__PROBLEM STATEMENT__: Print the listing in its entirety and exactly, leaving out images.

__DATA SEGMENT__:
○ ○ ○ ○ ○

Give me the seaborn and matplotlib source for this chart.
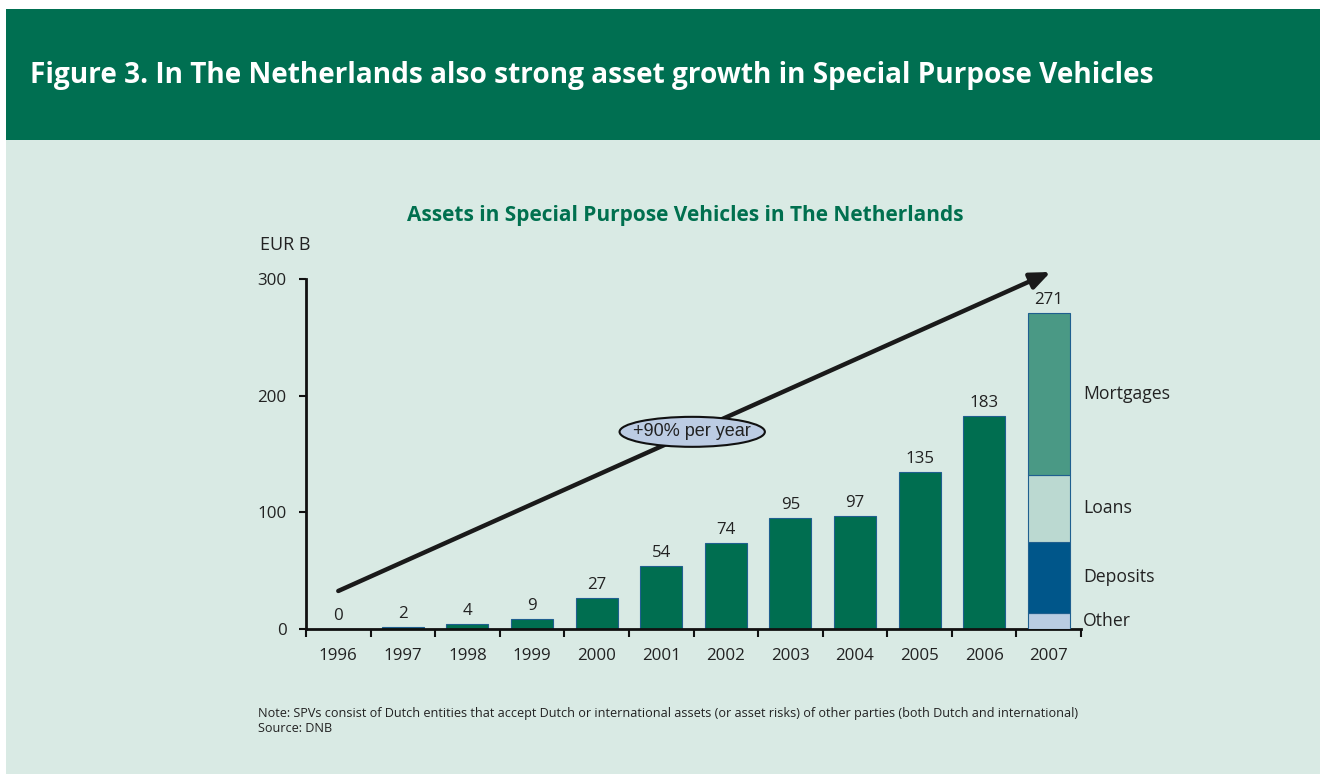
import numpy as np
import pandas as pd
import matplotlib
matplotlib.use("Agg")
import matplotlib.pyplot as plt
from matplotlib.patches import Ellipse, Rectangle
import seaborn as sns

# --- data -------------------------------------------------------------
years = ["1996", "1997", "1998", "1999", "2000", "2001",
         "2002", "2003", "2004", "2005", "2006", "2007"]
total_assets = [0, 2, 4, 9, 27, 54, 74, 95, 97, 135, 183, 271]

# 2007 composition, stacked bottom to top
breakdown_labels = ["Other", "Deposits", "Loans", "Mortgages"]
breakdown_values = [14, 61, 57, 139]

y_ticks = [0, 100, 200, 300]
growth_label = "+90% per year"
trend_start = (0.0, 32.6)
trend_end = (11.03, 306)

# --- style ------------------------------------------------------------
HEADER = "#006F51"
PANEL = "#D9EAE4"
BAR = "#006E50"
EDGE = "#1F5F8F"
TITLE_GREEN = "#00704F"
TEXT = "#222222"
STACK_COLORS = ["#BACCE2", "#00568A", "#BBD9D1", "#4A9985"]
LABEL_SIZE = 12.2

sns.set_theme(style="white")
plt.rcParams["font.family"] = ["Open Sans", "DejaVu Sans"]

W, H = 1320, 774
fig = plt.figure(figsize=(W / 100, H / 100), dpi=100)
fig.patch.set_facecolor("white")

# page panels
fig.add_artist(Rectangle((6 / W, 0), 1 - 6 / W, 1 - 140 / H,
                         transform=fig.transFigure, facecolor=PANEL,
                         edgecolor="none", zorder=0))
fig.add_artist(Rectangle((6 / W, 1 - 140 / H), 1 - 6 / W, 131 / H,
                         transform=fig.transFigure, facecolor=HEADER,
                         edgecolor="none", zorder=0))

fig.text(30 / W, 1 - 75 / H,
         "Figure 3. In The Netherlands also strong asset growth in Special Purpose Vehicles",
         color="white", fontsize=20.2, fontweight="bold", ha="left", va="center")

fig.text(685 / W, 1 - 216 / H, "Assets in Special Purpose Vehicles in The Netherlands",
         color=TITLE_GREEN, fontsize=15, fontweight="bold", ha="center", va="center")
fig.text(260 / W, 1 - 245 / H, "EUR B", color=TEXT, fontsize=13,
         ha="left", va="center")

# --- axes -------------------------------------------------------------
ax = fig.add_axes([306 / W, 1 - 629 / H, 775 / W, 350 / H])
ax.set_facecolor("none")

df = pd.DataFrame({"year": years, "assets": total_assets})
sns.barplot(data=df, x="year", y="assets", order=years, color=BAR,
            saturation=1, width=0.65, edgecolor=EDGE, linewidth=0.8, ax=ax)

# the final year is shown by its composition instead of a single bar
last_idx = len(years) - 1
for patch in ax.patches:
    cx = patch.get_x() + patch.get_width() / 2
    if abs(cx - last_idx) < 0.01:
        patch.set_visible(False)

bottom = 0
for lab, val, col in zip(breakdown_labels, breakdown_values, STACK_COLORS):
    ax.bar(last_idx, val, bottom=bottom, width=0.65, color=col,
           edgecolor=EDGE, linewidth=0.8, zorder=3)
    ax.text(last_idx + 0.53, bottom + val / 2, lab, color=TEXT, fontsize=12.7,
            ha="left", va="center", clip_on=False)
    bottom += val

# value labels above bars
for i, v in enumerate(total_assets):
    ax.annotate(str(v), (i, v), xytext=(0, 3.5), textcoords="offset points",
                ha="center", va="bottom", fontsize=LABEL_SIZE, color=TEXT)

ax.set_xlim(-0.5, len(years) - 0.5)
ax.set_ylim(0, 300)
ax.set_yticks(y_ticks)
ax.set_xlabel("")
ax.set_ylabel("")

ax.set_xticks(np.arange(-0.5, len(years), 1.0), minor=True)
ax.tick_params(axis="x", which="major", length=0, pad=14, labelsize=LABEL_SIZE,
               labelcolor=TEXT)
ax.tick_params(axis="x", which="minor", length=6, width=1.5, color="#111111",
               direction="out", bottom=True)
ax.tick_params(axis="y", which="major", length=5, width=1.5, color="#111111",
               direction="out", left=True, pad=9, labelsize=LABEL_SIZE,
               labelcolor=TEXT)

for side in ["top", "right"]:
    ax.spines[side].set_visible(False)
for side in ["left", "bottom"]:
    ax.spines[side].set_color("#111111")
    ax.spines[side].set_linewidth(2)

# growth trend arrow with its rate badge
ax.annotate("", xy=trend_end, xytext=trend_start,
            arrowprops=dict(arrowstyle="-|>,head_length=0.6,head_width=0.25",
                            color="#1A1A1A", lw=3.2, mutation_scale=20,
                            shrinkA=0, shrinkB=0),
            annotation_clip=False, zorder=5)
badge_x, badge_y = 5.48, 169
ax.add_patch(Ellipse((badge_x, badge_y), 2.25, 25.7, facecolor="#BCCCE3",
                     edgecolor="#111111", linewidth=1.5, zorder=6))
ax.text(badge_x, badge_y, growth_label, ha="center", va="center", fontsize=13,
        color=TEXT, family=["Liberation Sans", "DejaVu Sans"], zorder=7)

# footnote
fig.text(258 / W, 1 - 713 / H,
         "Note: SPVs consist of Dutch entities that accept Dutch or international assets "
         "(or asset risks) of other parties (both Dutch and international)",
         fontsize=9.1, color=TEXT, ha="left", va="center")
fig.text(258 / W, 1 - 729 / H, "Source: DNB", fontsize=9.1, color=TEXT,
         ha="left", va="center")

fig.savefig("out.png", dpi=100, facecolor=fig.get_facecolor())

○ ○ ○ ○ ○

__THE COMPLETED TASK__:
Give me the seaborn and matplotlib source for this chart.
import numpy as np
import pandas as pd
import matplotlib
matplotlib.use("Agg")
import matplotlib.pyplot as plt
from matplotlib.patches import Ellipse, Rectangle
import seaborn as sns

# --- data -------------------------------------------------------------
years = ["1996", "1997", "1998", "1999", "2000", "2001",
         "2002", "2003", "2004", "2005", "2006", "2007"]
total_assets = [0, 2, 4, 9, 27, 54, 74, 95, 97, 135, 183, 271]

# 2007 composition, stacked bottom to top
breakdown_labels = ["Other", "Deposits", "Loans", "Mortgages"]
breakdown_values = [14, 61, 57, 139]

y_ticks = [0, 100, 200, 300]
growth_label = "+90% per year"
trend_start = (0.0, 32.6)
trend_end = (11.03, 306)

# --- style ------------------------------------------------------------
HEADER = "#006F51"
PANEL = "#D9EAE4"
BAR = "#006E50"
EDGE = "#1F5F8F"
TITLE_GREEN = "#00704F"
TEXT = "#222222"
STACK_COLORS = ["#BACCE2", "#00568A", "#BBD9D1", "#4A9985"]
LABEL_SIZE = 12.2

sns.set_theme(style="white")
plt.rcParams["font.family"] = ["Open Sans", "DejaVu Sans"]

W, H = 1320, 774
fig = plt.figure(figsize=(W / 100, H / 100), dpi=100)
fig.patch.set_facecolor("white")

# page panels
fig.add_artist(Rectangle((6 / W, 0), 1 - 6 / W, 1 - 140 / H,
                         transform=fig.transFigure, facecolor=PANEL,
                         edgecolor="none", zorder=0))
fig.add_artist(Rectangle((6 / W, 1 - 140 / H), 1 - 6 / W, 131 / H,
                         transform=fig.transFigure, facecolor=HEADER,
                         edgecolor="none", zorder=0))

fig.text(30 / W, 1 - 75 / H,
         "Figure 3. In The Netherlands also strong asset growth in Special Purpose Vehicles",
         color="white", fontsize=20.2, fontweight="bold", ha="left", va="center")

fig.text(685 / W, 1 - 216 / H, "Assets in Special Purpose Vehicles in The Netherlands",
         color=TITLE_GREEN, fontsize=15, fontweight="bold", ha="center", va="center")
fig.text(260 / W, 1 - 245 / H, "EUR B", color=TEXT, fontsize=13,
         ha="left", va="center")

# --- axes -------------------------------------------------------------
ax = fig.add_axes([306 / W, 1 - 629 / H, 775 / W, 350 / H])
ax.set_facecolor("none")

df = pd.DataFrame({"year": years, "assets": total_assets})
sns.barplot(data=df, x="year", y="assets", order=years, color=BAR,
            saturation=1, width=0.65, edgecolor=EDGE, linewidth=0.8, ax=ax)

# the final year is shown by its composition instead of a single bar
last_idx = len(years) - 1
for patch in ax.patches:
    cx = patch.get_x() + patch.get_width() / 2
    if abs(cx - last_idx) < 0.01:
        patch.set_visible(False)

bottom = 0
for lab, val, col in zip(breakdown_labels, breakdown_values, STACK_COLORS):
    ax.bar(last_idx, val, bottom=bottom, width=0.65, color=col,
           edgecolor=EDGE, linewidth=0.8, zorder=3)
    ax.text(last_idx + 0.53, bottom + val / 2, lab, color=TEXT, fontsize=12.7,
            ha="left", va="center", clip_on=False)
    bottom += val

# value labels above bars
for i, v in enumerate(total_assets):
    ax.annotate(str(v), (i, v), xytext=(0, 3.5), textcoords="offset points",
                ha="center", va="bottom", fontsize=LABEL_SIZE, color=TEXT)

ax.set_xlim(-0.5, len(years) - 0.5)
ax.set_ylim(0, 300)
ax.set_yticks(y_ticks)
ax.set_xlabel("")
ax.set_ylabel("")

ax.set_xticks(np.arange(-0.5, len(years), 1.0), minor=True)
ax.tick_params(axis="x", which="major", length=0, pad=14, labelsize=LABEL_SIZE,
               labelcolor=TEXT)
ax.tick_params(axis="x", which="minor", length=6, width=1.5, color="#111111",
               direction="out", bottom=True)
ax.tick_params(axis="y", which="major", length=5, width=1.5, color="#111111",
               direction="out", left=True, pad=9, labelsize=LABEL_SIZE,
               labelcolor=TEXT)

for side in ["top", "right"]:
    ax.spines[side].set_visible(False)
for side in ["left", "bottom"]:
    ax.spines[side].set_color("#111111")
    ax.spines[side].set_linewidth(2)

# growth trend arrow with its rate badge
ax.annotate("", xy=trend_end, xytext=trend_start,
            arrowprops=dict(arrowstyle="-|>,head_length=0.6,head_width=0.25",
                            color="#1A1A1A", lw=3.2, mutation_scale=20,
                            shrinkA=0, shrinkB=0),
            annotation_clip=False, zorder=5)
badge_x, badge_y = 5.48, 169
ax.add_patch(Ellipse((badge_x, badge_y), 2.25, 25.7, facecolor="#BCCCE3",
                     edgecolor="#111111", linewidth=1.5, zorder=6))
ax.text(badge_x, badge_y, growth_label, ha="center", va="center", fontsize=13,
        color=TEXT, family=["Liberation Sans", "DejaVu Sans"], zorder=7)

# footnote
fig.text(258 / W, 1 - 713 / H,
         "Note: SPVs consist of Dutch entities that accept Dutch or international assets "
         "(or asset risks) of other parties (both Dutch and international)",
         fontsize=9.1, color=TEXT, ha="left", va="center")
fig.text(258 / W, 1 - 729 / H, "Source: DNB", fontsize=9.1, color=TEXT,
         ha="left", va="center")

fig.savefig("out.png", dpi=100, facecolor=fig.get_facecolor())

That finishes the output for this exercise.